Along with four other volunteer teams from Tampa Bay Area Recovery Canines, Ruger and his best friend and leader, Mary Peter, spent Oct. 21 to 30 climbing piles of debris and smashed homes in the hard-hit 9th Ward "to see if anyone was left behind," Peter said.
Last week, she was still recovering her equilibrium, noting that the media photos and video don't tell the awfulness of the scenes she and the other handlers and their canines encountered.
Ruger, a 71/2-year-old black German shepherd, was recovering from a sprained right knee. The canine, cadaver-certified by the National Narcotics Detector Dog Association, along with certificates for forensic and trace evidence, couldn't be saved from injury by his vaunted papers.
"No telling" how the dog was injured, said Peter, who owns Stillwater Dog Training in Spring Hill. "Dogs were jumping on rooftops." They are eager in their work.
Ruger made several "alerts," Peter said. "Debris piles were so thick. All the dogs alerted in many locations. Those locations were marked, and then others ... had to come in and go through piece by piece.
"The New Orleans firemen were awesome. Every time the dogs alerted, they went in. We just located and backed out."
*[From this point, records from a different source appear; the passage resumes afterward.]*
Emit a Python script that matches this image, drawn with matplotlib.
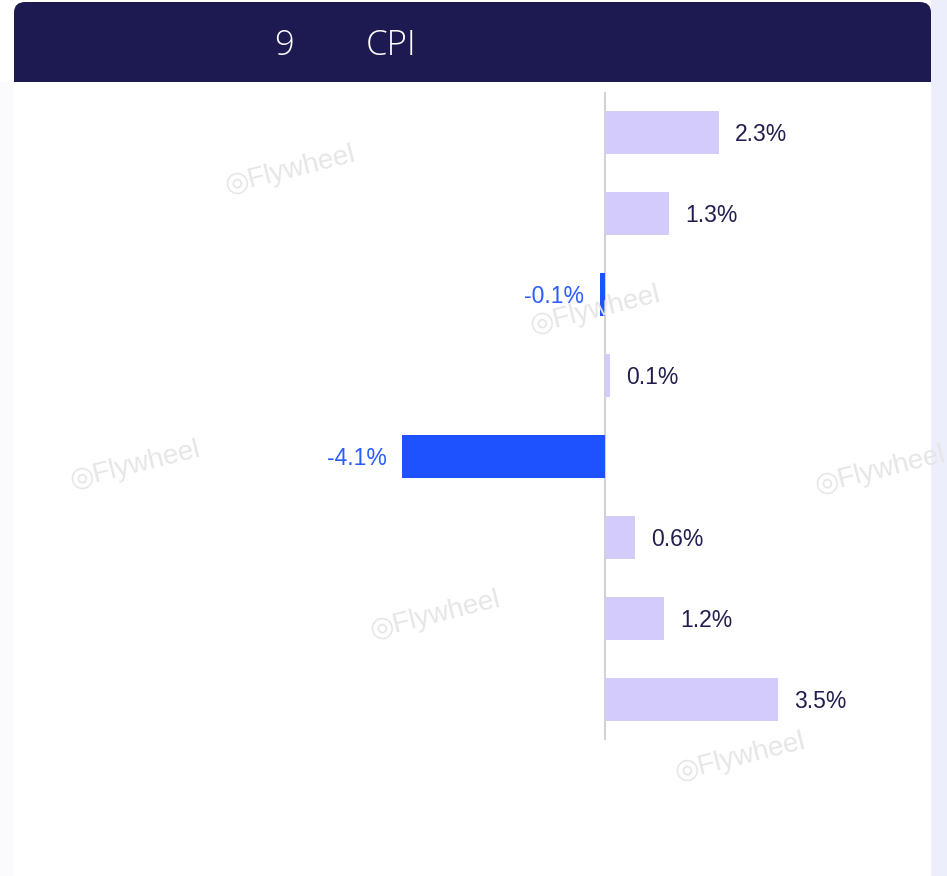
import matplotlib
matplotlib.use("Agg")
import matplotlib.pyplot as plt
from matplotlib.patches import FancyBboxPatch, Rectangle

W, H = 947, 876

title_left = "9"
title_right = "CPI"
categories = ["c1", "c2", "c3", "c4", "c5", "c6", "c7", "c8"]
values = [2.3, 1.3, -0.1, 0.1, -4.1, 0.6, 1.2, 3.5]
labels = ["2.3%", "1.3%", "-0.1%", "0.1%", "-4.1%", "0.6%", "1.2%", "3.5%"]

POS_COLOR = "#d3ccfa"
NEG_COLOR = "#1f52ff"
POS_TEXT = "#221e50"
NEG_TEXT = "#2a5cff"
HEADER = "#1d1a52"

plt.rcParams['font.family'] = ['Liberation Sans', 'DejaVu Sans']

fig = plt.figure(figsize=(W / 100, H / 100), dpi=100)
fig.patch.set_facecolor("white")


def fx(px):
    return px / W


def fy(py):
    return 1 - py / H


# right-side lavender strip
fig.patches.append(Rectangle((fx(931), 0), fx(W - 931), 1, transform=fig.transFigure,
                             facecolor="#eceefb", edgecolor="none", zorder=0))
fig.patches.append(Rectangle((0, 0), fx(14), fy(82), transform=fig.transFigure,
                             facecolor="#fbfbfd", edgecolor="none", zorder=0))

# header
fig.patches.append(FancyBboxPatch((fx(14), fy(82)), fx(931 - 14), (82 - 2) / H,
                                  boxstyle="round,pad=0,rounding_size=0.012",
                                  transform=fig.transFigure, facecolor=HEADER,
                                  edgecolor="none", zorder=1))
fig.patches.append(Rectangle((fx(14), fy(82)), fx(931 - 14), 40 / H,
                             transform=fig.transFigure, facecolor=HEADER,
                             edgecolor="none", zorder=1))
fig.text(fx(274), fy(46), title_left, color="white", fontsize=25, ha="left", va="center",
         family=["Open Sans", "DejaVu Sans"], fontweight="light", zorder=3)
fig.text(fx(366), fy(46), title_right, color="white", fontsize=25, ha="left", va="center",
         family=["Open Sans", "DejaVu Sans"], fontweight="light", zorder=3)

# watermarks
wm = [(290, 170), (595, 310), (135, 465), (880, 470), (435, 615), (740, 757)]
for x, y in wm:
    fig.text(fx(x), fy(y), "◎Flywheel", color="#e6e6e6", fontsize=20, rotation=14,
             ha="center", va="center", zorder=5)

# axes
x0, x1, zero = 20, 931, 605
scale = 49.4
ax = fig.add_axes([fx(x0), fy(740), fx(x1 - x0), 648 / H])
ax.set_xlim(-(zero - x0) / scale, (x1 - zero) / scale)
ax.set_ylim(len(values) - 0.5, -0.5)
ax.axis("off")

colors = [POS_COLOR if v >= 0 else NEG_COLOR for v in values]
ypos = list(range(len(values)))
ax.barh(ypos, values, height=0.52, color=colors, zorder=2)
ax.axvline(0, color="#d2d2d2", lw=1.5, zorder=1)

off = 16 / scale
for i, (v, lab) in enumerate(zip(values, labels)):
    if v >= 0:
        ax.text(v + off, i + 0.02, lab, color=POS_TEXT, fontsize=16.5, ha="left", va="center")
    else:
        ax.text(v - off, i + 0.02, lab, color=NEG_TEXT, fontsize=16.5, ha="right", va="center")

fig.savefig("out.png", dpi=100)
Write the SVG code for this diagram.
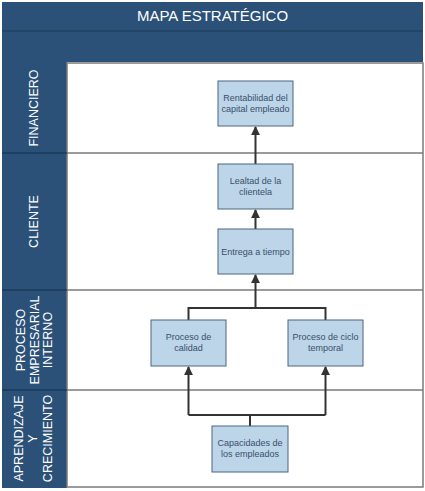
<svg xmlns="http://www.w3.org/2000/svg" width="425" height="491" viewBox="0 0 425 491">
<defs>
<marker id="ah" viewBox="0 0 10 10" refX="9" refY="5" markerWidth="4.5" markerHeight="4.5" orient="auto" markerUnits="strokeWidth">
<path d="M0,0 L10,5 L0,10 z" fill="#333333"/>
</marker>
<style>
.band{fill:#2b5179;}
.sep{stroke:#7a7a7a;stroke-width:1.5;fill:none;}
.lsep{stroke:#1d3a59;stroke-width:1.5;}
.lab{font-family:"Liberation Sans",Arial,sans-serif;font-size:12.5px;fill:#ffffff;text-anchor:middle;}
.box{fill:#bcd5e8;stroke:#4d6580;stroke-width:1;}
.bt{font-family:"Liberation Sans",Arial,sans-serif;font-size:9px;fill:#3a4f6b;text-anchor:middle;}
.con{stroke:#333333;stroke-width:2;fill:none;}
</style>
</defs>
<rect x="0" y="0" width="425" height="491" fill="#ffffff"/>
<rect class="band" x="2" y="2" width="421" height="60"/>
<line x1="2" y1="31" x2="423" y2="31" stroke="#1d3a59" stroke-width="1"/>
<text x="212.5" y="21" font-family="'Liberation Sans',Arial,sans-serif" font-size="15" fill="#ffffff" text-anchor="middle">MAPA ESTRATÉGICO</text>
<rect class="band" x="2" y="62" width="65" height="426"/>
<rect x="67" y="63" width="356" height="424" fill="#ffffff" stroke="#7a7a7a" stroke-width="1.5"/>
<line class="sep" x1="67" y1="153" x2="423" y2="153"/>
<line class="sep" x1="67" y1="290" x2="423" y2="290"/>
<line class="sep" x1="67" y1="390" x2="423" y2="390"/>
<line class="lsep" x1="2" y1="153" x2="67" y2="153"/>
<line class="lsep" x1="2" y1="290" x2="67" y2="290"/>
<line class="lsep" x1="2" y1="390" x2="67" y2="390"/>
<g id="lane-financiero"><text class="lab" transform="translate(38,108) rotate(-90)">FINANCIERO</text></g>
<g id="lane-cliente"><text class="lab" transform="translate(38,221.5) rotate(-90)">CLIENTE</text></g>
<g id="lane-proceso"><text class="lab" transform="translate(0,340) rotate(-90)"><tspan x="0" y="25">PROCESO</tspan><tspan x="0" y="38.5">EMPRESARIAL</tspan><tspan x="0" y="52">INTERNO</tspan></text></g>
<g id="lane-aprendizaje"><text class="lab" transform="translate(0,438.5) rotate(-90)"><tspan x="0" y="23">APRENDIZAJE</tspan><tspan x="0" y="37">Y</tspan><tspan x="0" y="52">CRECIMIENTO</tspan></text></g>
<g id="connectors">
<line class="con" x1="255.5" y1="164" x2="255.5" y2="127" marker-end="url(#ah)"/>
<line class="con" x1="255.5" y1="229" x2="255.5" y2="210" marker-end="url(#ah)"/>
<polyline class="con" points="188.5,320 188.5,308 325.5,308 325.5,320"/>
<line class="con" x1="255.5" y1="308" x2="255.5" y2="275" marker-end="url(#ah)"/>
<line class="con" x1="250" y1="426" x2="250" y2="415"/>
<polyline class="con" points="188.5,415 325.5,415"/>
<line class="con" x1="188.5" y1="415" x2="188.5" y2="367" marker-end="url(#ah)"/>
<line class="con" x1="325.5" y1="415" x2="325.5" y2="367" marker-end="url(#ah)"/>
</g>
<g id="n-rentabilidad"><rect class="box" x="218" y="81" width="75" height="45"/><text class="bt" x="255.5" y="101">Rentabilidad del</text><text class="bt" x="255.5" y="111.5">capital empleado</text></g>
<g id="n-lealtad"><rect class="box" x="218" y="164" width="75" height="45"/><text class="bt" x="255.5" y="184">Lealtad de la</text><text class="bt" x="255.5" y="194.5">clientela</text></g>
<g id="n-entrega"><rect class="box" x="218" y="229" width="75" height="45"/><text class="bt" x="255.5" y="254.5">Entrega a tiempo</text></g>
<g id="n-calidad"><rect class="box" x="151" y="320" width="75" height="46"/><text class="bt" x="188.5" y="340">Proceso de</text><text class="bt" x="188.5" y="350.5">calidad</text></g>
<g id="n-ciclo"><rect class="box" x="288" y="320" width="75" height="46"/><text class="bt" x="325.5" y="340">Proceso de ciclo</text><text class="bt" x="325.5" y="350.5">temporal</text></g>
<g id="n-capacidades"><rect class="box" x="212" y="426" width="76" height="46"/><text class="bt" x="250" y="446">Capacidades de</text><text class="bt" x="250" y="456.5">los empleados</text></g>
</svg>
The Federal Emergency Management Agency had a contract with Tampa Bay Recovery Canines to aid in the search. Although the dog-owner teams volunteered their time and effort, FEMA provided them with hotel rooms and meals. Yet, most of those who operate canine facilities sacrificed a week of income to donate their expertise.
Assigned to each team was a firefighter and a police officer. Abandoned dogs were starting to pack up and become dangerous, Peter said. "We had to protect us and our dogs."
Peter had one slight beef with FEMA: "We didn't know beforehand the contamination we were going to be going into. We should have suited up (with anticontamination clothing). We wore masks when we needed to."
The dogs were scrubbed and decontaminated twice a day, and their handlers' clothes were similarly attended to, Peter said.
The dog owners were told they should get physical examinations, X-rays and antibiotics for themselves and their dogs when they returned to Florida, Peter noted. One dog had contracted Rocky Mountain spotted fever. Individual veterinary bills ranged from $200 to $500, but Peter said she expected FEMA to cover them.
Peter had no such paperwork to negotiate. Midway Animal Hospital in Homosassa has provided Ruger's veterinary necessities for free.
Whatever the personal costs, Peter has a special recollection of her volunteer work.
She met a woman who had lived in her house for 52 years, the house now gone, the woman wondering what to do now. The elderly resident asked for a photograph of Peter and Ruger, who had come to help them. The woman's granddaughter snapped the photograph. So, Ruger and she are immortalized for their good works in New Orleans in the wake of Katrina.